This is a story of beer, barrels and unintended consequences, of renegade brewers, and of a pet project turning into a wild beast. This is the story of Barrelworks.
The accidental story of Barrelworks...
It began eight years ago with a few vessels of beer stashed into the voids between pallets of packaged beer in Firestone Walker’s cold storage warehouse. Officially, the program didn’t exist, but it grew quickly and became unruly, and today it numbers upwards of 1,500 barrels, making it one of the most extensive barrel-aging undertakings in the craft beer industry.
“There was no plan to it…”
The first few barrels were of whimsical origin, with the brewing team playing around with aging strong ales in retired bourbon barrels imported from Kentucky.
“There was no plan to it,” says Brewmaster Matt Brynildson. “It was just us brewers being brewers, experimenting with weird stuff after hours and trying to push the envelope. I can’t really say how we got here—it just got out of control, in a good way.”

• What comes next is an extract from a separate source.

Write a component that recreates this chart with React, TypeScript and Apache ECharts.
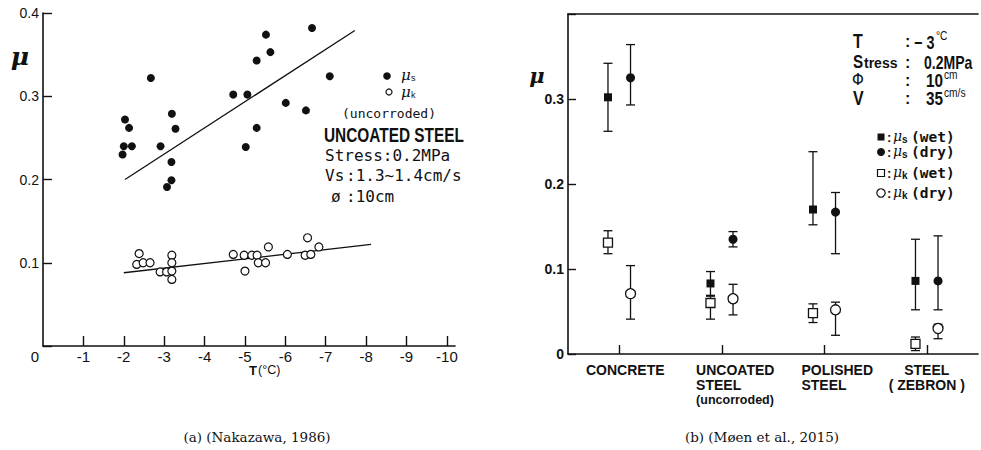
import React, { useEffect, useRef } from "react";
import * as echarts from "echarts";

// ---------- Panel (a): uncoated steel, friction vs. temperature ----------
// [temperature °C, μ]
const staticFrictionA: [number, number][] = [
  [-2.03, 0.272], [-2.13, 0.262], [-2.0, 0.24], [-2.2, 0.24], [-1.97, 0.23],
  [-2.67, 0.322], [-2.91, 0.24], [-3.19, 0.279], [-3.28, 0.261], [-3.18, 0.221],
  [-3.18, 0.199], [-3.07, 0.191], [-4.71, 0.302], [-5.06, 0.302], [-5.02, 0.239],
  [-5.52, 0.374], [-6.66, 0.382], [-5.63, 0.353], [-5.29, 0.343], [-7.1, 0.324],
  [-6.01, 0.292], [-6.51, 0.283], [-5.29, 0.262],
];
const kineticFrictionA: [number, number][] = [
  [-2.38, 0.111], [-2.32, 0.098], [-2.48, 0.1], [-2.65, 0.1], [-2.9, 0.089],
  [-3.06, 0.089], [-3.19, 0.109], [-3.19, 0.1], [-3.19, 0.09], [-3.19, 0.08],
  [-4.71, 0.11], [-5.0, 0.09], [-4.98, 0.109], [-5.17, 0.109], [-5.3, 0.109],
  [-5.33, 0.1], [-5.51, 0.1], [-5.58, 0.119], [-6.05, 0.11], [-6.49, 0.109],
  [-6.63, 0.11], [-6.55, 0.13], [-6.83, 0.119],
];
const staticFitA: [number, number][] = [[-2.03, 0.2], [-7.72, 0.379]];
const kineticFitA: [number, number][] = [[-2.0, 0.088], [-8.12, 0.122]];
const temperatureTicks = [0, -1, -2, -3, -4, -5, -6, -7, -8, -9, -10];

// ---------- Panel (b): friction per surface material ----------
const materials = ["CONCRETE", "UNCOATED\nSTEEL\n(uncorroded)", "POLISHED\nSTEEL", "STEEL\n( ZEBRON )"];
const staticWet = [0.302, 0.083, 0.17, 0.086];
const staticWetLow = [0.262, 0.069, 0.152, 0.052];
const staticWetHigh = [0.342, 0.097, 0.238, 0.135];
const staticDry = [0.325, 0.135, 0.167, 0.086];
const staticDryLow = [0.293, 0.126, 0.118, 0.052];
const staticDryHigh = [0.364, 0.144, 0.19, 0.139];
const kineticWet = [0.131, 0.06, 0.048, 0.012];
const kineticWetLow = [0.118, 0.041, 0.037, 0.004];
const kineticWetHigh = [0.145, 0.068, 0.059, 0.02];
const kineticDry = [0.071, 0.065, 0.052, 0.03];
const kineticDryLow = [0.041, 0.046, 0.022, 0.018];
const kineticDryHigh = [0.104, 0.082, 0.061, 0.035];

const INK = "#111111";
const SANS = "'Liberation Sans', Arial, sans-serif";
const MONO = "'DejaVu Sans Mono', monospace";
const SERIF = "'DejaVu Serif', serif";

type Txt = {
  x: number; y: number; text: string; size: number; font?: string;
  weight?: string; italic?: boolean; align?: string; sx?: number;
};
// free-standing label; sx < 1 narrows the lettering around its anchor
const txt = ({ x, y, text, size, font = SANS, weight = "normal", italic = false, align = "left", sx = 1 }: Txt) => ({
  type: "text",
  x,
  y,
  scaleX: sx,
  silent: true,
  style: {
    text,
    fill: INK,
    fontSize: size,
    fontFamily: font,
    fontWeight: weight,
    fontStyle: italic ? "italic" : "normal",
    textAlign: align,
    textVerticalAlign: "middle",
  },
});

// error bar with caps, drawn in the material grid
const errorBarItem = (_params: any, api: any) => {
  const x = api.value(0);
  const hi = api.coord([x, api.value(2)]);
  const lo = api.coord([x, api.value(1)]);
  const half = 4.5;
  const style = { stroke: INK, lineWidth: 1.3 };
  return {
    type: "group",
    children: [
      { type: "line", shape: { x1: hi[0], y1: hi[1], x2: lo[0], y2: lo[1] }, style },
      { type: "line", shape: { x1: hi[0] - half, y1: hi[1], x2: hi[0] + half, y2: hi[1] }, style },
      { type: "line", shape: { x1: lo[0] - half, y1: lo[1], x2: lo[0] + half, y2: lo[1] }, style },
    ],
  };
};

const WET_SHIFT = -0.11;
const DRY_SHIFT = 0.11;

const groupSeries = (
  name: string,
  values: number[],
  low: number[],
  high: number[],
  shift: number,
  symbol: string,
  size: number,
  filled: boolean
) => [
  {
    name: name + " range",
    type: "custom",
    xAxisIndex: 2,
    yAxisIndex: 1,
    renderItem: errorBarItem,
    encode: { x: 0, y: [1, 2] },
    data: values.map((_, i) => [i + shift, low[i], high[i]]),
    z: 2,
  },
  {
    name,
    type: "scatter",
    xAxisIndex: 2,
    yAxisIndex: 1,
    symbol,
    symbolSize: size,
    itemStyle: filled
      ? { color: INK, opacity: 1 }
      : { color: "#fff", borderColor: INK, borderWidth: 1.3, opacity: 1 },
    data: values.map((v, i) => [i + shift, v]),
    z: 3,
  },
];

const legendRow = (y: number, mark: any, sub: string, cond: string) => [
  mark,
  txt({ x: 887, y, text: ":", size: 13, weight: "bold" }),
  txt({ x: 893, y: y - 1, text: "μ", size: 14, italic: true, font: SERIF }),
  txt({ x: 902, y: y + 2, text: sub, size: 10, weight: "bold" }),
  txt({ x: 911, y, text: cond, size: 14.5, weight: "bold", font: MONO }),
];

// category label styles: horizontal nudge and line alignment per material
const categoryRich: any = {
  c0: { padding: [0, 0, 0, 12] },
  c1: { align: "left", padding: [0, 0, 0, 27] },
  c2: { align: "left", padding: [0, 0, 0, 26] },
  c3: {},
};
Object.keys(categoryRich).forEach((k) => {
  categoryRich[k] = {
    fontFamily: SANS, fontWeight: "bold", fontSize: 14, lineHeight: 15, color: INK, ...categoryRich[k],
  };
});
categoryRich.u1 = { ...categoryRich.c1, fontSize: 12.5, lineHeight: 16 };

export default function App() {
  const ref = useRef<HTMLDivElement>(null);

  useEffect(() => {
    if (!ref.current) return;
    const chart = echarts.init(ref.current, undefined, { renderer: "svg" });
    const axisLine = { show: true, onZero: false, lineStyle: { color: INK, width: 1.6 } };

    const option: any = {
      animation: false,
      backgroundColor: "#fff",
      grid: [
        { left: 43, top: 13, width: 412, height: 333 },
        { left: 568, top: 14, width: 410, height: 340 },
      ],
      xAxis: [
        {
          gridIndex: 0,
          type: "value",
          min: -10.2,
          max: 0,
          inverse: true,
          axisLine,
          splitLine: { show: false },
          axisTick: {
            show: true,
            inside: true,
            length: 10,
            lineStyle: { color: INK, width: 1.4 },
            customValues: temperatureTicks.filter((t) => t !== 0),
          },
          axisLabel: {
            customValues: temperatureTicks,
            margin: 3,
            color: INK,
            fontSize: 15,
            fontFamily: SANS,
            formatter: (v: number) => (v === 0 ? "{o|0}" : String(v)),
            rich: { o: { fontSize: 15, fontFamily: SANS, padding: [0, 16, 0, 0] } },
          },
        },
        {
          gridIndex: 1,
          type: "category",
          data: materials,
          boundaryGap: true,
          axisLine,
          splitLine: { show: false },
          axisTick: {
            show: true,
            inside: true,
            alignWithLabel: true,
            length: 9,
            lineStyle: { color: INK, width: 1.4 },
          },
          axisLabel: {
            interval: 0,
            margin: 8,
            formatter: (v: string, idx: number) =>
              v
                .split("\n")
                .map((line) => (line === "(uncorroded)" ? `{u${idx}|${line}}` : `{c${idx}|${line}}`))
                .join("\n"),
            rich: categoryRich,
          },
        },
        { gridIndex: 1, type: "value", min: -0.5, max: 3.5, show: false },
        {
          gridIndex: 1,
          type: "value",
          position: "top",
          min: 0,
          max: 1,
          axisLine,
          axisTick: { show: false },
          axisLabel: { show: false },
          splitLine: { show: false },
        },
      ],
      yAxis: [
        {
          gridIndex: 0,
          type: "value",
          min: 0,
          max: 0.4,
          interval: 0.1,
          axisLine,
          splitLine: { show: false },
          axisTick: { show: true, inside: true, length: 9, lineStyle: { color: INK, width: 1.4 } },
          axisLabel: {
            margin: 4,
            color: INK,
            fontSize: 14,
            fontFamily: SANS,
            formatter: (v: number) => (v === 0 ? "" : v.toFixed(1)),
          },
        },
        {
          gridIndex: 1,
          type: "value",
          min: 0,
          max: 0.4,
          interval: 0.1,
          axisLine,
          splitLine: { show: false },
          axisTick: { show: true, inside: true, length: 8, lineStyle: { color: INK, width: 1.4 } },
          axisLabel: {
            margin: 4,
            color: INK,
            fontSize: 14,
            fontWeight: "bold",
            fontFamily: SANS,
            formatter: (v: number) => (v > 0.35 ? "" : v === 0 ? "0" : v.toFixed(1)),
          },
        },
      ],
      series: [
        {
          name: "μs",
          type: "scatter",
          xAxisIndex: 0,
          yAxisIndex: 0,
          symbol: "circle",
          symbolSize: 8,
          itemStyle: { color: INK, opacity: 1 },
          data: staticFrictionA,
        },
        {
          name: "μk",
          type: "scatter",
          xAxisIndex: 0,
          yAxisIndex: 0,
          symbol: "circle",
          symbolSize: 8,
          itemStyle: { color: "#fff", borderColor: INK, borderWidth: 1.2, opacity: 1 },
          data: kineticFrictionA,
          z: 3,
        },
        {
          name: "μs fit",
          type: "line",
          xAxisIndex: 0,
          yAxisIndex: 0,
          symbol: "none",
          lineStyle: { color: INK, width: 1.3 },
          data: staticFitA,
        },
        {
          name: "μk fit",
          type: "line",
          xAxisIndex: 0,
          yAxisIndex: 0,
          symbol: "none",
          lineStyle: { color: INK, width: 1.3 },
          data: kineticFitA,
          z: 1,
        },
        ...groupSeries("μs (wet)", staticWet, staticWetLow, staticWetHigh, WET_SHIFT, "rect", 8, true),
        ...groupSeries("μs (dry)", staticDry, staticDryLow, staticDryHigh, DRY_SHIFT, "circle", 9, true),
        ...groupSeries("μk (wet)", kineticWet, kineticWetLow, kineticWetHigh, WET_SHIFT, "rect", 9, false),
        ...groupSeries("μk (dry)", kineticDry, kineticDryLow, kineticDryHigh, DRY_SHIFT, "circle", 10, false),
      ],
      graphic: [
        // panel (a) annotations
        txt({ x: 20, y: 56, text: "μ", size: 25, weight: "bold", italic: true, font: SERIF, align: "center" }),
        txt({ x: 249, y: 370, text: "T", size: 13, weight: "bold" }),
        txt({ x: 258, y: 370, text: "(°C)", size: 12.5 }),
        { type: "circle", shape: { cx: 387, cy: 76, r: 3.8 }, style: { fill: INK }, silent: true },
        txt({ x: 401, y: 75, text: "μ", size: 15, italic: true, font: SERIF }),
        txt({ x: 411, y: 78, text: "s", size: 9 }),
        { type: "circle", shape: { cx: 389, cy: 92, r: 3 }, style: { fill: "#fff", stroke: INK, lineWidth: 1.2 }, silent: true },
        txt({ x: 401, y: 92, text: "μ", size: 15, italic: true, font: SERIF }),
        txt({ x: 411, y: 95, text: "k", size: 9 }),
        txt({ x: 389, y: 113, text: "(uncorroded)", size: 13, font: MONO, align: "center" }),
        txt({ x: 324, y: 135, text: "UNCOATED STEEL", size: 20, weight: "bold", sx: 0.77 }),
        txt({ x: 325, y: 155, text: "Stress:0.2MPa", size: 16, font: MONO }),
        txt({ x: 325, y: 175, text: "Vs", size: 16, font: MONO }),
        txt({ x: 346, y: 175, text: ":1.3~1.4cm/s", size: 16, font: MONO }),
        txt({ x: 331, y: 196, text: "ø", size: 16, font: MONO }),
        txt({ x: 346, y: 196, text: ":10cm", size: 16, font: MONO }),
        // panel (b) annotations
        txt({ x: 537, y: 75, text: "μ", size: 21, weight: "bold", italic: true, font: SERIF, align: "center" }),
        txt({ x: 853, y: 41, text: "T", size: 20, weight: "bold", sx: 0.8 }),
        txt({ x: 853, y: 61, text: "S", size: 19, weight: "bold", sx: 0.8 }),
        txt({ x: 864, y: 63, text: "tress", size: 14, weight: "bold" }),
        txt({ x: 852, y: 80, text: "Φ", size: 15, font: "'DejaVu Sans', sans-serif" }),
        txt({ x: 853, y: 98, text: "V", size: 20, weight: "bold", sx: 0.8 }),
        txt({ x: 905, y: 41, text: ":", size: 16, weight: "bold" }),
        txt({ x: 905, y: 62, text: ":", size: 16, weight: "bold" }),
        txt({ x: 905, y: 80, text: ":", size: 16, weight: "bold" }),
        txt({ x: 905, y: 98, text: ":", size: 16, weight: "bold" }),
        txt({ x: 914, y: 42, text: "− 3", size: 18, weight: "bold", sx: 0.8 }),
        txt({ x: 936, y: 36, text: "°C", size: 12, sx: 0.85 }),
        txt({ x: 924, y: 62, text: "0.2MPa", size: 18, weight: "bold", sx: 0.78 }),
        txt({ x: 926, y: 81, text: "10", size: 18, weight: "bold", sx: 0.85 }),
        txt({ x: 944, y: 75, text: "cm", size: 12, sx: 0.85 }),
        txt({ x: 926, y: 99, text: "35", size: 18, weight: "bold", sx: 0.85 }),
        txt({ x: 944, y: 93, text: "cm/s", size: 12, sx: 0.85 }),
        ...legendRow(137, { type: "rect", shape: { x: 877.5, y: 133.5, width: 7, height: 7 }, style: { fill: INK }, silent: true }, "s", "(wet)"),
        ...legendRow(152, { type: "circle", shape: { cx: 881, cy: 152, r: 4 }, style: { fill: INK }, silent: true }, "s", "(dry)"),
        ...legendRow(173, { type: "rect", shape: { x: 877.5, y: 169.5, width: 7, height: 7 }, style: { fill: "#fff", stroke: INK, lineWidth: 1.2 }, silent: true }, "k", "(wet)"),
        ...legendRow(193, { type: "circle", shape: { cx: 881, cy: 193, r: 4.2 }, style: { fill: "#fff", stroke: INK, lineWidth: 1.2 }, silent: true }, "k", "(dry)"),
        // captions
        txt({ x: 257, y: 437, text: "(a) (Nakazawa, 1986)", size: 13.5, font: SERIF, align: "center" }),
        txt({ x: 762, y: 437, text: "(b) (Møen et al., 2015)", size: 13.5, font: SERIF, align: "center" }),
      ],
    };

    chart.setOption(option);
    return () => chart.dispose();
  }, []);

  return (
    <div
      ref={ref}
      style={{ position: "absolute", left: 0, top: 0, width: 981, height: 450, background: "#fff" }}
    />
  );
}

Unanticipated demand proved to be the turning point. When Matt and his crew convinced brewery proprietors Adam Firestone and David Walker to legitimize the stowaway barrels in 2006, the result was an epic beer called “10,” the first in what has become an annual vintage anniversary blend of various barrel-aged component beers. The anniversary ale has since become one of the craft industry’s most acclaimed and sought-after beers. Fans continue to feverishly seek out these releases even after they are long gone.
“At the time, releasing a blended vintage beer aged in bourbon barrels seemed like a crazy idea, but it turned out that we were ahead of the curve,” David says. “The beer geeks were the first to ‘get’ barrel-aged strong ales like ours. They beat the drum and spread the word. These beers are still more of a cult item, but the cult is growing fast.”
“These barrels are like powder kegs…”
Of course, the brewers couldn’t just leave a good thing alone. Led by Masterblender Jim Crooks—a.k.a. Sour Jim—they also started making wild (sour) beers in barrels acquired from local wineries. In the Belgian Lambic tradition, one-off beers like Lil’ Opal and Reginald Brett were racked into barrels and inoculated with one or more cultures of Brettanomyces, Lactobacillus or Pedioccocus.
Suddenly there were two parallel barrel-aged programs—the original strong ales and now wild beers. “The wild beer program was the new red-headed stepchild,” says the red-headed Sour Jim. “I would have just a few barrels on racks between pallets in our dry warehouse, as far away as possible from the brewery.”
Far away because the little critters that create wild beers would wreak havoc if they were to escape into the main brewery, potentially having the same souring effect on the clean beers. “These wild beer barrels are like powder kegs—they can do a lot of damage if they’re not handled with care,” Sour Jim says.
With history now repeating itself, word of the wild ales began to spread. As they trickled out of the brewery, in canisters representing 1/6 barrel at a time, they soon began garnering industry attention. Craft beer bars all over the West Coast got word, and started calling the brewery to get their hands on the wild ales.
“These guys would trek up to the brewery, make a day of it, and all for one small canister of these beers,” Walker said. “We knew we had something.”
Which is where things stand now with the creation of Barrelworks, a new dedicated facility 105 miles south of Paso Robles in the small hamlet of Buellton. This 7,000 square-foot building will house nearly all of Firestone Walker’s barrel-aged gems, from the classic strong ales to the newer wild beers. A barrel facility of this magnitude is unprecedented in the craft beer industry.
“A cathedral of barrels…”
Barrelworks serves three compatible purposes—it fully segregates the wild beers from the main brewery in Paso Robles, for reasons explained; it gives the barrels a true home instead of being jammed into every nook and cranny of the brewery outbuildings; and it serves as a tasting and educational center for fans of barrel-aged beers and wild ales.
“Our wild program will now have a place where we can expand and explore all the intricacies of inoculating beers in the Belgian farmhouse method,” says Jeffers Richardson, aka the Barrelmeister. Jeffers was the original brewmaster for Firestone Walker and the originator of the Firestone Union oak barrel brewing system back in 1996. He moved on to a stint at Sierra Nevada followed by years in the olive oil business. He now returns to run Barrelworks.
“It’s crazy being back with Firestone Walker and especially in this capacity, running an innovative program where the sky’s the limit,” Jeffers says.
Barrelworks is now officially open with a grand opening scheduled later in the year. A “cathedral” of barrels, guests will take self-guided tours, learn about the art and methods of aging beer in barrels, and enjoy samples of the brewery’s rarest offerings. Blending seminars will also be available.
“I guess we can’t call the barrels our pet project anymore,” Matt says.